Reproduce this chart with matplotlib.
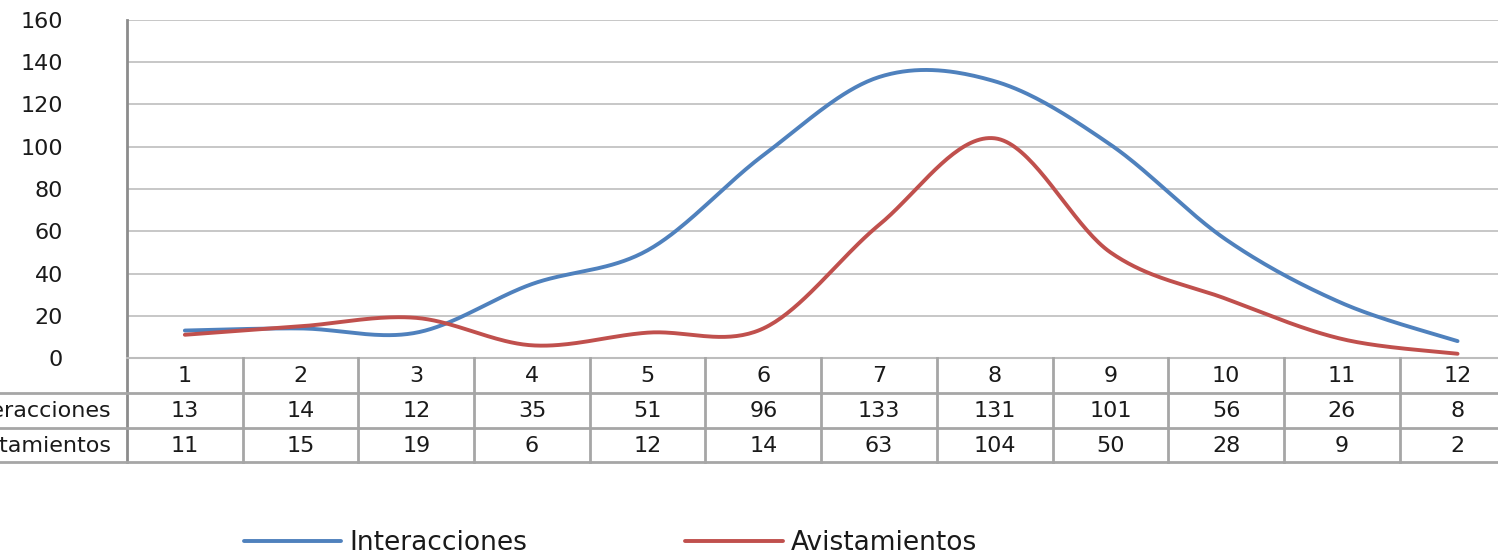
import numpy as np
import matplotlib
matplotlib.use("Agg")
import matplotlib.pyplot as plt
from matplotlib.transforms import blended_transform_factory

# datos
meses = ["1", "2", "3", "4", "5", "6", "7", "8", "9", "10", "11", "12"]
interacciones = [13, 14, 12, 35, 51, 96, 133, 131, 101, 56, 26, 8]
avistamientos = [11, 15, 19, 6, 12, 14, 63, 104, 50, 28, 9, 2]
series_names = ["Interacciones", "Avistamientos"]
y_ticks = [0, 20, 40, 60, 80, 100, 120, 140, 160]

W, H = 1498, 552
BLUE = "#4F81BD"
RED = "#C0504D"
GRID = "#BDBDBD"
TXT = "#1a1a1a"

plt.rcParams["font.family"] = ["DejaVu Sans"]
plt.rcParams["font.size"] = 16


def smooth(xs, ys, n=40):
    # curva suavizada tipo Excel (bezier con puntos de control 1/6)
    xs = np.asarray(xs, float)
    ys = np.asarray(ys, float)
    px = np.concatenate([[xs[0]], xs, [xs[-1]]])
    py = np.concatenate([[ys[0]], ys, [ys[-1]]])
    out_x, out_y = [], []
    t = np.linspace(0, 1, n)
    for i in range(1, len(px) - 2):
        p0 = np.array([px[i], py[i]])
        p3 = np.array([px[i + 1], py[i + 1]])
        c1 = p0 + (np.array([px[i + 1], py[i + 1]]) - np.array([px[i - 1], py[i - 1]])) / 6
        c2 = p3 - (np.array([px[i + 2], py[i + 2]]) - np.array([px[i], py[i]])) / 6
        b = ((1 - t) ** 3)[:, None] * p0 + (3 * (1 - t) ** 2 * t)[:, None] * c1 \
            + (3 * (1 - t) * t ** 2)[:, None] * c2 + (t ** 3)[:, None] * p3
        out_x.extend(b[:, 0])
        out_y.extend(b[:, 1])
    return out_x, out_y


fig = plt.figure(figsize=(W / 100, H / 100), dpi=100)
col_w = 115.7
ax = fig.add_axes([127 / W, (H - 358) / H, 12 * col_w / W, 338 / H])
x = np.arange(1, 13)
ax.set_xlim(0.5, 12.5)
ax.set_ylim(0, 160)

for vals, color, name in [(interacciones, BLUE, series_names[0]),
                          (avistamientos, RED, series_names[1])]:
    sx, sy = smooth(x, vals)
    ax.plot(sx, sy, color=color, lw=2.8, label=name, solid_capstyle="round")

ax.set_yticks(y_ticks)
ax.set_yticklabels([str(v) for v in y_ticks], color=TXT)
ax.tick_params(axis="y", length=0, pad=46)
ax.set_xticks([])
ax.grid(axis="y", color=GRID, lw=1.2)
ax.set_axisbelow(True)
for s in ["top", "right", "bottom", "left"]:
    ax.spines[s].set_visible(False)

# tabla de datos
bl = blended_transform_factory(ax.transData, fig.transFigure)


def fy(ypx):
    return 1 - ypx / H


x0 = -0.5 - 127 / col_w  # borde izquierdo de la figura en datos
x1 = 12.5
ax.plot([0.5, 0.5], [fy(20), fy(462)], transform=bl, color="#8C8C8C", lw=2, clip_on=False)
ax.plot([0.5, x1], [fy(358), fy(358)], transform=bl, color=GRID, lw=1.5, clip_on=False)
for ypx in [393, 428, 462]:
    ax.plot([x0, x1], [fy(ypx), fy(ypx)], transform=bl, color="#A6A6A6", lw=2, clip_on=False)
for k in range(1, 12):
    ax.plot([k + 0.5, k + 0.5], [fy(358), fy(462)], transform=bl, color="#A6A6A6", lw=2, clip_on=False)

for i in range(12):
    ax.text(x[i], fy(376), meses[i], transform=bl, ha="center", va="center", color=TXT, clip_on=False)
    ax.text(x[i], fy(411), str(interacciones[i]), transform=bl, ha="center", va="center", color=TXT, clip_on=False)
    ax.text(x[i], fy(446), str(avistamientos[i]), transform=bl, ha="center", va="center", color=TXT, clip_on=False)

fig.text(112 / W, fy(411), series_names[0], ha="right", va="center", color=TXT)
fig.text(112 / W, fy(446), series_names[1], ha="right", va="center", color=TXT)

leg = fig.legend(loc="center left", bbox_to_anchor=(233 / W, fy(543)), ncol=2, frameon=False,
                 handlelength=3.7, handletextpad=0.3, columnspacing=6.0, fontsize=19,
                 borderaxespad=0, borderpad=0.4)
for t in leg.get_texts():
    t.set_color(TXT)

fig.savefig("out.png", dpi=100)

==========

**What is required:**
Skip the pictures and restate exactly the lines from the beginning of the listing to the line with "return 1 - ypx / H", that line included.

**In response:**
Reproduce this chart with matplotlib.
import numpy as np
import matplotlib
matplotlib.use("Agg")
import matplotlib.pyplot as plt
from matplotlib.transforms import blended_transform_factory

# datos
meses = ["1", "2", "3", "4", "5", "6", "7", "8", "9", "10", "11", "12"]
interacciones = [13, 14, 12, 35, 51, 96, 133, 131, 101, 56, 26, 8]
avistamientos = [11, 15, 19, 6, 12, 14, 63, 104, 50, 28, 9, 2]
series_names = ["Interacciones", "Avistamientos"]
y_ticks = [0, 20, 40, 60, 80, 100, 120, 140, 160]

W, H = 1498, 552
BLUE = "#4F81BD"
RED = "#C0504D"
GRID = "#BDBDBD"
TXT = "#1a1a1a"

plt.rcParams["font.family"] = ["DejaVu Sans"]
plt.rcParams["font.size"] = 16


def smooth(xs, ys, n=40):
    # curva suavizada tipo Excel (bezier con puntos de control 1/6)
    xs = np.asarray(xs, float)
    ys = np.asarray(ys, float)
    px = np.concatenate([[xs[0]], xs, [xs[-1]]])
    py = np.concatenate([[ys[0]], ys, [ys[-1]]])
    out_x, out_y = [], []
    t = np.linspace(0, 1, n)
    for i in range(1, len(px) - 2):
        p0 = np.array([px[i], py[i]])
        p3 = np.array([px[i + 1], py[i + 1]])
        c1 = p0 + (np.array([px[i + 1], py[i + 1]]) - np.array([px[i - 1], py[i - 1]])) / 6
        c2 = p3 - (np.array([px[i + 2], py[i + 2]]) - np.array([px[i], py[i]])) / 6
        b = ((1 - t) ** 3)[:, None] * p0 + (3 * (1 - t) ** 2 * t)[:, None] * c1 \
            + (3 * (1 - t) * t ** 2)[:, None] * c2 + (t ** 3)[:, None] * p3
        out_x.extend(b[:, 0])
        out_y.extend(b[:, 1])
    return out_x, out_y


fig = plt.figure(figsize=(W / 100, H / 100), dpi=100)
col_w = 115.7
ax = fig.add_axes([127 / W, (H - 358) / H, 12 * col_w / W, 338 / H])
x = np.arange(1, 13)
ax.set_xlim(0.5, 12.5)
ax.set_ylim(0, 160)

for vals, color, name in [(interacciones, BLUE, series_names[0]),
                          (avistamientos, RED, series_names[1])]:
    sx, sy = smooth(x, vals)
    ax.plot(sx, sy, color=color, lw=2.8, label=name, solid_capstyle="round")

ax.set_yticks(y_ticks)
ax.set_yticklabels([str(v) for v in y_ticks], color=TXT)
ax.tick_params(axis="y", length=0, pad=46)
ax.set_xticks([])
ax.grid(axis="y", color=GRID, lw=1.2)
ax.set_axisbelow(True)
for s in ["top", "right", "bottom", "left"]:
    ax.spines[s].set_visible(False)

# tabla de datos
bl = blended_transform_factory(ax.transData, fig.transFigure)


def fy(ypx):
    return 1 - ypx / H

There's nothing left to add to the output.